You can substitute any of your spells for an equivalent spell+1 charge.

So, as an example, a 9th level sorc has for free 5 charges in his staff. That gives him essentially 5 spells/day that aren't from his spell repertoire if he so wishes.

A prepared caster on the other hand can just substitute a higher level slot for few lower slots. Really good with stuff like True strike, but outside of such cases, not as powerful imo.


Pathfinder Maps, Pawns Subscriber; Pathfinder Roleplaying Game Superscriber; Starfinder Charter Superscriber
shroudb wrote:

Staves also offer a nice chunk of versatility for Spontaneous casters.

You can substitute any of your spells for an equivalent spell+1 charge.

So, as an example, a 9th level sorc has for free 5 charges in his staff. That gives him essentially 5 spells/day that aren't from his spell repertoire if he so wishes.

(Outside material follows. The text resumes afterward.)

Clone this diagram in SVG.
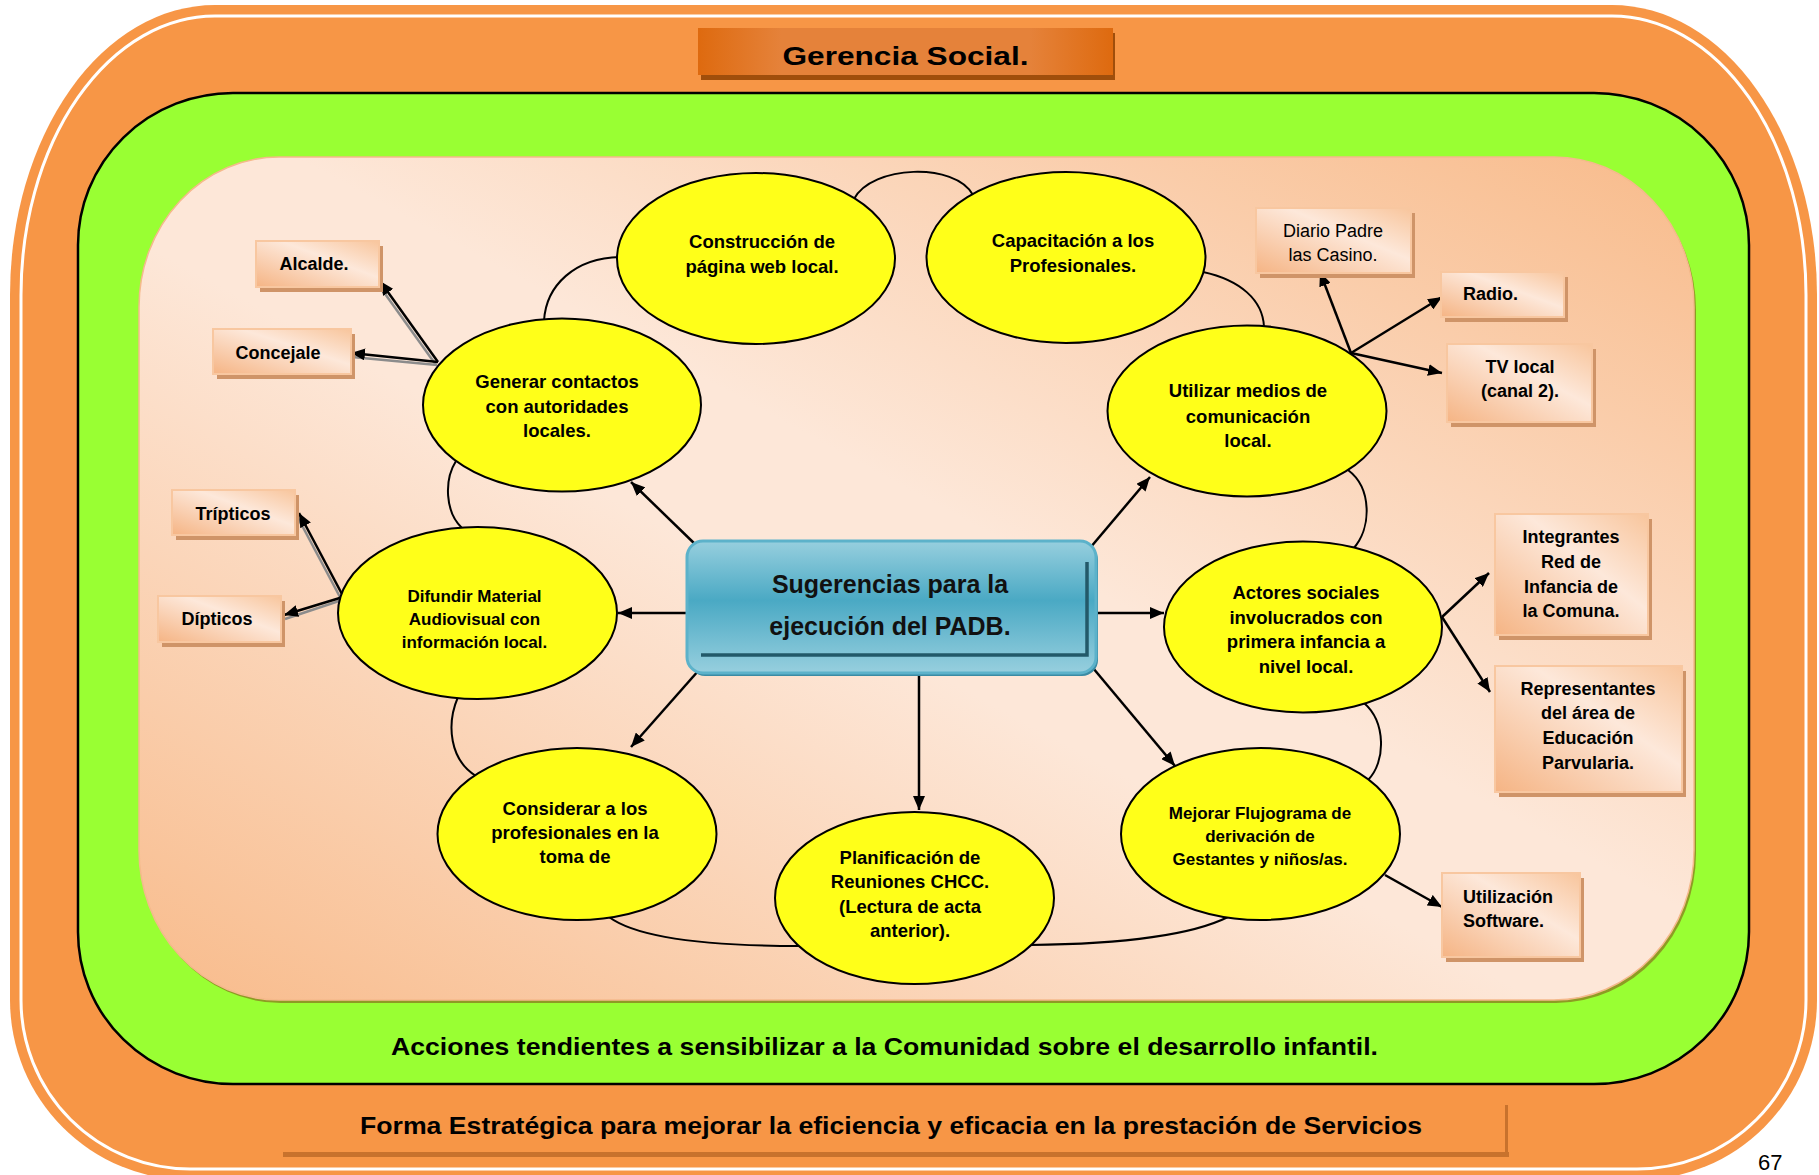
<svg xmlns="http://www.w3.org/2000/svg" width="1819" height="1175" viewBox="0 0 1819 1175">
<defs>
<linearGradient id="peach" x1="1" y1="0" x2="0" y2="1">
<stop offset="0" stop-color="#F8BB8B"/>
<stop offset="0.45" stop-color="#FDE7D8"/>
<stop offset="0.55" stop-color="#FDE7D8"/>
<stop offset="1" stop-color="#F8BB8B"/>
</linearGradient>
<linearGradient id="boxg" x1="0" y1="1" x2="1" y2="0">
<stop offset="0" stop-color="#F5B484"/>
<stop offset="0.6" stop-color="#FDE8DA"/>
<stop offset="1" stop-color="#F8C59C"/>
</linearGradient>
<linearGradient id="blue" x1="0" y1="0" x2="0" y2="1">
<stop offset="0" stop-color="#97CFDE"/>
<stop offset="0.45" stop-color="#4AA9C4"/>
<stop offset="1" stop-color="#97CFDE"/>
</linearGradient>
<linearGradient id="hdr" x1="0" y1="0" x2="1" y2="0">
<stop offset="0" stop-color="#DE6A0F"/>
<stop offset="0.2" stop-color="#E5823A"/>
<stop offset="0.8" stop-color="#E5823A"/>
<stop offset="1" stop-color="#DE6A0F"/>
</linearGradient>
<marker id="ah" viewBox="0 0 14 12" refX="14" refY="6" markerWidth="14" markerHeight="12" markerUnits="userSpaceOnUse" orient="auto">
<path d="M0,0 L14,6 L0,12 Z" fill="#000"/>
</marker>
<style>
.ell{fill:#FFFF19;stroke:#000;stroke-width:2}
.et{font-family:"Liberation Sans",Arial,sans-serif;font-weight:bold;font-size:18.5px;text-anchor:middle;fill:#000}
.et17{font-size:17px}
.bx{fill:url(#boxg);stroke:#F8C7A0;stroke-width:2}
.sh{fill:#CF9468}
.bt{font-family:"Liberation Sans",Arial,sans-serif;font-weight:bold;font-size:18px;text-anchor:middle;fill:#000}
.arc{fill:none;stroke:#000;stroke-width:2}
.ar{fill:none;stroke:#000;stroke-width:2.5;marker-end:url(#ah)}
.gs{fill:none;stroke:#8C8C8C;stroke-width:2.5}
</style>
</defs>

<g id="frame">
<path d="M215,5 H1612 A205,290 0 0 1 1817,295 V1000 A180,180 0 0 1 1637,1180 H190 A180,180 0 0 1 10,1000 V295 A205,290 0 0 1 215,5 Z" fill="#F79646"/>
<path d="M215,16 H1612 A194,279 0 0 1 1806,295 V1000 A169,169 0 0 1 1637,1169 H190 A169,169 0 0 1 21,1000 V295 A194,279 0 0 1 215,16 Z" fill="none" stroke="#FFFFFF" stroke-width="3"/>
<rect x="78" y="93" width="1671" height="991" rx="155" ry="152" fill="#99FF33" stroke="#000" stroke-width="2.5"/>
<rect x="141" y="160" width="1555" height="843" rx="140" ry="150" fill="#8E9B24"/>
<rect x="139" y="157" width="1555" height="843" rx="140" ry="150" fill="url(#peach)" stroke="#F5B98C" stroke-width="1.5"/>
</g>

<g id="header">
<rect x="701" y="33" width="414" height="47" fill="#A04E0B"/>
<rect x="698" y="28" width="415" height="47" fill="url(#hdr)"/>
<text x="905.5" y="65" font-family="'Liberation Sans',Arial,sans-serif" font-weight="bold" font-size="25" text-anchor="middle" textLength="246" lengthAdjust="spacingAndGlyphs">Gerencia Social.</text>
</g>

<g id="connectors">
<path class="arc" d="M544,321 C546,285 575,258 620,257"/>
<path class="arc" d="M854,199 C872,165 955,162 973,195"/>
<path class="arc" d="M1203,272 C1240,280 1263,300 1264,327"/>
<path class="arc" d="M1348,470 C1372,488 1372,528 1353,549"/>
<path class="arc" d="M1364,703 C1386,722 1386,762 1368,780"/>
<path class="arc" d="M1228,917 C1190,936 1120,944 1030,945"/>
<path class="arc" d="M609,917 C640,940 720,946 800,946"/>
<path class="arc" d="M458,697 C446,725 450,760 476,776"/>
<path class="arc" d="M456,461 C444,480 445,512 462,528"/>

<line class="ar" x1="698" y1="547" x2="631" y2="482"/>
<line class="ar" x1="688" y1="613" x2="618" y2="613"/>
<line class="ar" x1="699" y1="670" x2="631" y2="747"/>
<line class="ar" x1="919" y1="673" x2="919" y2="810"/>
<line class="ar" x1="1093" y1="668" x2="1175" y2="766"/>
<line class="ar" x1="1095" y1="613" x2="1164" y2="613"/>
<line class="ar" x1="1090" y1="548" x2="1150" y2="477"/>

<line class="gs" x1="436" y1="365" x2="378" y2="284"/>
<line class="gs" x1="437" y1="365" x2="352" y2="357"/>
<line class="gs" x1="341" y1="599" x2="297" y2="516"/>
<line class="gs" x1="342" y1="600" x2="285" y2="619"/>
<line class="ar" x1="438" y1="362" x2="380" y2="281"/>
<line class="ar" x1="438" y1="362" x2="351" y2="353"/>
<line class="ar" x1="343" y1="596" x2="299" y2="513"/>
<line class="ar" x1="343" y1="597" x2="284" y2="615"/>
<line class="ar" x1="1351" y1="353" x2="1320" y2="272"/>
<line class="ar" x1="1351" y1="353" x2="1442" y2="297"/>
<line class="ar" x1="1351" y1="353" x2="1442" y2="373"/>
<line class="ar" x1="1442" y1="617" x2="1489" y2="573"/>
<line class="ar" x1="1442" y1="617" x2="1490" y2="692"/>
<line class="ar" x1="1385" y1="875" x2="1442" y2="907"/>
</g>

<g id="center">
<rect x="689" y="544" width="409" height="132" rx="16" fill="#3A8BA4"/>
<rect x="687" y="541" width="409" height="132" rx="16" fill="url(#blue)" stroke="#5CB2CA" stroke-width="3"/>
<path d="M701,655 H1087 V562" fill="none" stroke="#235969" stroke-width="3.5"/>
<text x="890" y="593" font-family="'Liberation Sans',Arial,sans-serif" font-weight="bold" font-size="25" text-anchor="middle" fill="#111">Sugerencias para la</text>
<text x="890" y="635" font-family="'Liberation Sans',Arial,sans-serif" font-weight="bold" font-size="25" text-anchor="middle" fill="#111">ejecución del PADB.</text>
</g>

<g id="e1"><ellipse class="ell" cx="562" cy="405" rx="139" ry="86.5"/>
<text class="et" x="557" y="388">Generar contactos</text><text class="et" x="557" y="413">con autoridades</text><text class="et" x="557" y="437">locales.</text></g>
<g id="e2"><ellipse class="ell" cx="756" cy="258.5" rx="139" ry="85.5"/>
<text class="et" x="762" y="248">Construcción de</text><text class="et" x="762" y="273">página web local.</text></g>
<g id="e3"><ellipse class="ell" cx="1066" cy="257.5" rx="139.5" ry="85.5"/>
<text class="et" x="1073" y="247">Capacitación a los</text><text class="et" x="1073" y="272">Profesionales.</text></g>
<g id="e4"><ellipse class="ell" cx="1247" cy="411" rx="139.5" ry="85.5"/>
<text class="et" x="1248" y="397">Utilizar medios de</text><text class="et" x="1248" y="423">comunicación</text><text class="et" x="1248" y="447">local.</text></g>
<g id="e5"><ellipse class="ell" cx="477.5" cy="613" rx="139.5" ry="86"/>
<text class="et et17" x="474.5" y="602">Difundir Material</text><text class="et et17" x="474.5" y="625">Audiovisual con</text><text class="et et17" x="474.5" y="648">información local.</text></g>
<g id="e6"><ellipse class="ell" cx="577" cy="834" rx="139.5" ry="86"/>
<text class="et" x="575" y="815">Considerar a los</text><text class="et" x="575" y="839">profesionales en la</text><text class="et" x="575" y="863">toma de</text></g>
<g id="e7"><ellipse class="ell" cx="914.5" cy="898" rx="139.5" ry="86"/>
<text class="et" x="910" y="864">Planificación de</text><text class="et" x="910" y="888">Reuniones CHCC.</text><text class="et" x="910" y="913">(Lectura de acta</text><text class="et" x="910" y="937">anterior).</text></g>
<g id="e8"><ellipse class="ell" cx="1260.5" cy="834" rx="139.5" ry="86"/>
<text class="et et17" x="1260" y="819">Mejorar Flujograma de</text><text class="et et17" x="1260" y="842">derivación de</text><text class="et et17" x="1260" y="865">Gestantes y niños/as.</text></g>
<g id="e9"><ellipse class="ell" cx="1303" cy="627" rx="139" ry="85.5"/>
<text class="et" x="1306" y="599">Actores sociales</text><text class="et" x="1306" y="624">involucrados con</text><text class="et" x="1306" y="648">primera infancia a</text><text class="et" x="1306" y="673">nivel local.</text></g>

<g id="b-alcalde"><rect class="sh" x="260" y="246" width="123" height="46"/><rect class="bx" x="256" y="241" width="123" height="46"/>
<text class="bt" x="314" y="270">Alcalde.</text></g>
<g id="b-concejale"><rect class="sh" x="217" y="334" width="138" height="45"/><rect class="bx" x="213" y="329" width="138" height="45"/>
<text class="bt" x="278" y="359">Concejale</text></g>
<g id="b-tripticos"><rect class="sh" x="176" y="495" width="123" height="45"/><rect class="bx" x="172" y="490" width="123" height="45"/>
<text class="bt" x="233" y="520">Trípticos</text></g>
<g id="b-dipticos"><rect class="sh" x="162" y="601" width="123" height="46"/><rect class="bx" x="158" y="596" width="123" height="46"/>
<text class="bt" x="217" y="625">Dípticos</text></g>
<g id="b-diario"><rect class="sh" x="1260" y="213" width="155" height="65"/><rect class="bx" x="1256" y="208" width="155" height="65"/>
<text class="bt" style="font-weight:normal" x="1333" y="237">Diario Padre</text><text class="bt" style="font-weight:normal" x="1333" y="261">las Casino.</text></g>
<g id="b-radio"><rect class="sh" x="1445" y="277" width="123" height="45"/><rect class="bx" x="1441" y="272" width="123" height="45"/>
<text class="bt" x="1463" y="300" style="text-anchor:start">Radio.</text></g>
<g id="b-tv"><rect class="sh" x="1451" y="349" width="145" height="78"/><rect class="bx" x="1447" y="344" width="145" height="78"/>
<text class="bt" x="1520" y="373">TV local</text><text class="bt" x="1520" y="397">(canal 2).</text></g>
<g id="b-integrantes"><rect class="sh" x="1499" y="519" width="153" height="121"/><rect class="bx" x="1495" y="514" width="153" height="121"/>
<text class="bt" x="1571" y="543">Integrantes</text><text class="bt" x="1571" y="568">Red de</text><text class="bt" x="1571" y="593">Infancia de</text><text class="bt" x="1571" y="617">la Comuna.</text></g>
<g id="b-representantes"><rect class="sh" x="1499" y="671" width="187" height="126"/><rect class="bx" x="1495" y="666" width="187" height="126"/>
<text class="bt" x="1588" y="695">Representantes</text><text class="bt" x="1588" y="719">del área de</text><text class="bt" x="1588" y="744">Educación</text><text class="bt" x="1588" y="769">Parvularia.</text></g>
<g id="b-utilizacion"><rect class="sh" x="1446" y="878" width="138" height="84"/><rect class="bx" x="1442" y="873" width="138" height="84"/>
<text class="bt" x="1463" y="903" style="text-anchor:start">Utilización</text><text class="bt" x="1463" y="927" style="text-anchor:start">Software.</text></g>

<g id="footer">
<text x="884.5" y="1055" font-family="'Liberation Sans',Arial,sans-serif" font-weight="bold" font-size="24" text-anchor="middle" textLength="987" lengthAdjust="spacingAndGlyphs">Acciones tendientes a sensibilizar a la Comunidad sobre el desarrollo infantil.</text>
<rect x="283" y="1152" width="1226" height="5" fill="#C8722D"/>
<rect x="1505" y="1105" width="3" height="52" fill="#C8722D"/>
<text x="891" y="1134" font-family="'Liberation Sans',Arial,sans-serif" font-weight="bold" font-size="24" text-anchor="middle" textLength="1062" lengthAdjust="spacingAndGlyphs">Forma Estratégica para mejorar la eficiencia y eficacia en la prestación de Servicios</text>
<text x="1758" y="1170" font-family="'Liberation Sans',Arial,sans-serif" font-size="22" fill="#000">67</text>
</g>
</svg>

I did see that, and it is very cool.

Honestly, if it's officially ruled that spontaneous casters can cast lower level spells in higher level slots without the need for heightening them first, I think I will be quite happy with sorcerers as they are.


Pathfinder Adventure, Adventure Path, Lost Omens, Rulebook Subscriber

I don't see any balance issues with sorcerers casting a high level slot using a lower spell slot, with lower level results.


Lucas Yew wrote:

I heard long ago that one of the 3 devs of the d20 engine other than Monte Cook (surprise) had some serious hate of Sorcerers, for reasons not clearly known. As I heard he hated Fighters too, I personally think it was some sort of an "intellectual preparation play" snobbism.

Now it seems that his poisonous grudge somehow managed to contaminate both 5E and PF2 by placing unexplainable and unnecessary nerfs to Sorcs...

Assuming malice on the part of a game developer because you don't like the class is entirely uncalled for.


Pathfinder Battles Case Subscriber; Pathfinder Companion, Maps, Starfinder Adventure Path, Starfinder Maps, Starfinder Roleplaying Game, Starfinder Society Subscriber; Pathfinder Roleplaying Game Superscriber
Shain Edge wrote:
I don't see any balance issues with sorcerers casting a high level slot using a lower spell slot, with lower level results.

It is not a balance issue -- it is one of clarity. The trick is to say that doing this is legal in a way that won't be too easily misinterpreted.